─── Dataset content ───

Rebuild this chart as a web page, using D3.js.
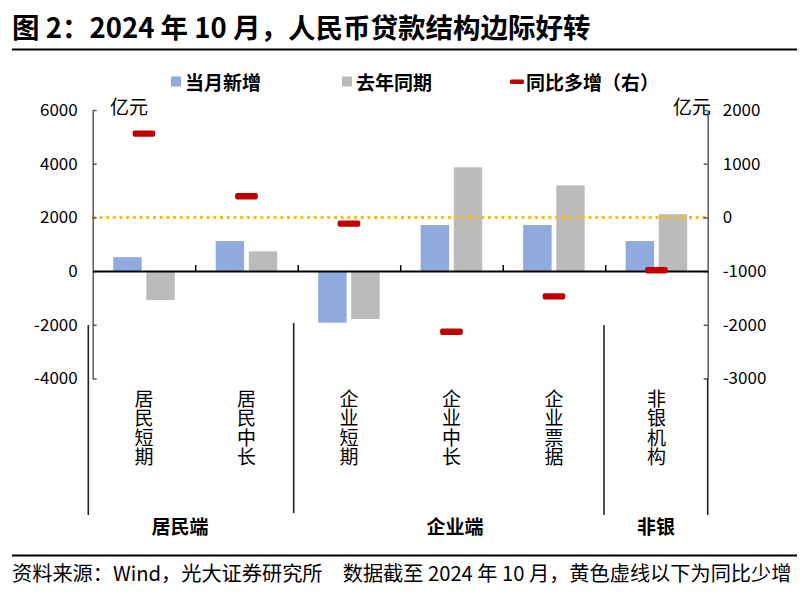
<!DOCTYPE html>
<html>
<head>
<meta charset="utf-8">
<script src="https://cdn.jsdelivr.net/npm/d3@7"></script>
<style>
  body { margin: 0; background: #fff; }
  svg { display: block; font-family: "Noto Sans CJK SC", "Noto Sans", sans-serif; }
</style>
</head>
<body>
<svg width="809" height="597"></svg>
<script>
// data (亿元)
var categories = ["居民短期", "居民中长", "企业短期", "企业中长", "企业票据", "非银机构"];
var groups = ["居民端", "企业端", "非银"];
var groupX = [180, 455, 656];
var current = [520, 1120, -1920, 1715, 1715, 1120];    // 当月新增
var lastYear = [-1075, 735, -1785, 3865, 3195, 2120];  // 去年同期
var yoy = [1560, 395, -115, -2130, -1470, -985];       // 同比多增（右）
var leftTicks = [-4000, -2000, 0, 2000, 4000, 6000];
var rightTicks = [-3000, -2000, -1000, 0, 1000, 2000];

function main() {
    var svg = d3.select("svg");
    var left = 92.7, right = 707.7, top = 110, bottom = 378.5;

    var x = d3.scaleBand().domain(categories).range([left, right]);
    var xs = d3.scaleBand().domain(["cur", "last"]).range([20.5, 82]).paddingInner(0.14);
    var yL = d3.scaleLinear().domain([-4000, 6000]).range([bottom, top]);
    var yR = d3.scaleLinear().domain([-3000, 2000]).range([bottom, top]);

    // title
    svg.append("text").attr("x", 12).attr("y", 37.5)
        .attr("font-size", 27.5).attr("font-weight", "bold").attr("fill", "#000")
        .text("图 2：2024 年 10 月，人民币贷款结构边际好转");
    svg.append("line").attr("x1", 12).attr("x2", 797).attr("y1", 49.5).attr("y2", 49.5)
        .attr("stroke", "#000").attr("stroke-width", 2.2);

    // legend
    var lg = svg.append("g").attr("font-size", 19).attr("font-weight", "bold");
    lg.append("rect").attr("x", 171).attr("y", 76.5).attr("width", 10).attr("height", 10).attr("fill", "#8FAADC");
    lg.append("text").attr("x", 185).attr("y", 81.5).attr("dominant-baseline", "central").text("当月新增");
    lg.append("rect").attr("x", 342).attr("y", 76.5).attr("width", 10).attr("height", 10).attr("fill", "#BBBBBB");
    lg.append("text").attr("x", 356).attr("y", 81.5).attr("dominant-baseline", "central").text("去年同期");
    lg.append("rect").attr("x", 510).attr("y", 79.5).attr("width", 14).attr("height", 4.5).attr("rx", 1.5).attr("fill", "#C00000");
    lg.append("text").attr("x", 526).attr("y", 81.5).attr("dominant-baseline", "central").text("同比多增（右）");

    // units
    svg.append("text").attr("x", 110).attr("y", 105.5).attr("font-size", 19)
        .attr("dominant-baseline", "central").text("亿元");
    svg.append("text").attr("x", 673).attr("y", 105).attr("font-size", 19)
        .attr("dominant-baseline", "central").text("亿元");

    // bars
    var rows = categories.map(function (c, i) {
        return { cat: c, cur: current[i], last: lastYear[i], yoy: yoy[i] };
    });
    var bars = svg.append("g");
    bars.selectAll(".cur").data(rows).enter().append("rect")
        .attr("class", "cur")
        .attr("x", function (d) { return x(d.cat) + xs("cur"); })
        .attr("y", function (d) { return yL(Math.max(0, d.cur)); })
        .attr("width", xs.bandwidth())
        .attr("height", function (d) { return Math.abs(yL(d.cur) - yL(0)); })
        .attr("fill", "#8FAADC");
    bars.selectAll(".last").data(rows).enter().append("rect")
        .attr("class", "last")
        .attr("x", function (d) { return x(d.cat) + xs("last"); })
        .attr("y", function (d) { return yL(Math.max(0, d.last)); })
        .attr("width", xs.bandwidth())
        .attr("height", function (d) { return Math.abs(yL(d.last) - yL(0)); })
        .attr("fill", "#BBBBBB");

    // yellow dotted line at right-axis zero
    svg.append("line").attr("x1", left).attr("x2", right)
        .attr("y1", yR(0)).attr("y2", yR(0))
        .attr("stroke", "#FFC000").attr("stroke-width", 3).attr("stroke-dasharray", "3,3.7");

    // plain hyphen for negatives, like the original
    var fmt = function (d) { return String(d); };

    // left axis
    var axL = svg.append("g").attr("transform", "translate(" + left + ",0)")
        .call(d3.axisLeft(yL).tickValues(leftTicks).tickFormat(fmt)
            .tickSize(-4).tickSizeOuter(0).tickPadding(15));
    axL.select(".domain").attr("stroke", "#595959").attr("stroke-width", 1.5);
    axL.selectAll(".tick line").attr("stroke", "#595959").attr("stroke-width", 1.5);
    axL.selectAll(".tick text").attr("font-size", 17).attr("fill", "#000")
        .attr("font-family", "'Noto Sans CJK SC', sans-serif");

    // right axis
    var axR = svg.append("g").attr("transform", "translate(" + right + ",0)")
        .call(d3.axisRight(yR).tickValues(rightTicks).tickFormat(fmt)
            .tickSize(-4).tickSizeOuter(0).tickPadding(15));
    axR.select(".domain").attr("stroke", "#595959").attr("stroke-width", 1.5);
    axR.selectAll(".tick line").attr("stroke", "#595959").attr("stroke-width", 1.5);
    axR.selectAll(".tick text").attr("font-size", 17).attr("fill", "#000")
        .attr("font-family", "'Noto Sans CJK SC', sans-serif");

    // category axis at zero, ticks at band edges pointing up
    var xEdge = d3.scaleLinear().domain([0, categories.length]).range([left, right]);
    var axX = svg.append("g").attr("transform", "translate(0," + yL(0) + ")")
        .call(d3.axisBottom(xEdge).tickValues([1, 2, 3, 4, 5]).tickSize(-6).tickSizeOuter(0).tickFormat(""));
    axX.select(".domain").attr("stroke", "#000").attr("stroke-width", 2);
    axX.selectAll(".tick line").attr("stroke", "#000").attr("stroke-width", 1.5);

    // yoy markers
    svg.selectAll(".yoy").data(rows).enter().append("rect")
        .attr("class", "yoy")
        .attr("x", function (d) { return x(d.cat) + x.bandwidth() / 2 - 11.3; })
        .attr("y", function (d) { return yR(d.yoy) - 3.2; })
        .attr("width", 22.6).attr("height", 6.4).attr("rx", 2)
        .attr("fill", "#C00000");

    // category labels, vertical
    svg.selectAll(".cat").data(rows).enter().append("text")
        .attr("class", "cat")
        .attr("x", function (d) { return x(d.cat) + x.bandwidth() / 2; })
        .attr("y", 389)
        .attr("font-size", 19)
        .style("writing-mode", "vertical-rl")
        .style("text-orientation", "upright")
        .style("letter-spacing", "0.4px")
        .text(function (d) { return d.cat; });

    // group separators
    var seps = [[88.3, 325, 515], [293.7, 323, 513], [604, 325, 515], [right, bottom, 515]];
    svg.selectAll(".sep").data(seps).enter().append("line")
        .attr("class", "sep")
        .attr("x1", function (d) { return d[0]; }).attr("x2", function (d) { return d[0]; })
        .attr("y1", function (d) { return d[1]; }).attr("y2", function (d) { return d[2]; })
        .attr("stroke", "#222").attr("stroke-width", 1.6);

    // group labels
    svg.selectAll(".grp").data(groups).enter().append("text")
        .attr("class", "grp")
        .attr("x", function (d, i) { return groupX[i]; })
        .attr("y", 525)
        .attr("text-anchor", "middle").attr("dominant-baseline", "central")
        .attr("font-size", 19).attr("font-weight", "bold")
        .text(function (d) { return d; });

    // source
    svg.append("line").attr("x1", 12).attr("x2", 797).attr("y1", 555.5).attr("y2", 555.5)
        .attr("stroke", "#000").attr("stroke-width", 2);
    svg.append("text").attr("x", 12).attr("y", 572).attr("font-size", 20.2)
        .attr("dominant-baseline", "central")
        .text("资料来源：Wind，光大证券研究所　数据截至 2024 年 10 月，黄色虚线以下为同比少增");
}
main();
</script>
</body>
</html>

───

Prompt: Write out exactly the opening lines of the data, stopping after the line that holds "d3.scaleLinear().domain([-3000, 2000]).range([bottom, top]);". Exclude pictures.

Reply:
Rebuild this chart as a web page, using D3.js.
<!DOCTYPE html>
<html>
<head>
<meta charset="utf-8">
<script src="https://cdn.jsdelivr.net/npm/d3@7"></script>
<style>
  body { margin: 0; background: #fff; }
  svg { display: block; font-family: "Noto Sans CJK SC", "Noto Sans", sans-serif; }
</style>
</head>
<body>
<svg width="809" height="597"></svg>
<script>
// data (亿元)
var categories = ["居民短期", "居民中长", "企业短期", "企业中长", "企业票据", "非银机构"];
var groups = ["居民端", "企业端", "非银"];
var groupX = [180, 455, 656];
var current = [520, 1120, -1920, 1715, 1715, 1120];    // 当月新增
var lastYear = [-1075, 735, -1785, 3865, 3195, 2120];  // 去年同期
var yoy = [1560, 395, -115, -2130, -1470, -985];       // 同比多增（右）
var leftTicks = [-4000, -2000, 0, 2000, 4000, 6000];
var rightTicks = [-3000, -2000, -1000, 0, 1000, 2000];

function main() {
    var svg = d3.select("svg");
    var left = 92.7, right = 707.7, top = 110, bottom = 378.5;

    var x = d3.scaleBand().domain(categories).range([left, right]);
    var xs = d3.scaleBand().domain(["cur", "last"]).range([20.5, 82]).paddingInner(0.14);
    var yL = d3.scaleLinear().domain([-4000, 6000]).range([bottom, top]);
    var yR = d3.scaleLinear().domain([-3000, 2000]).range([bottom, top]);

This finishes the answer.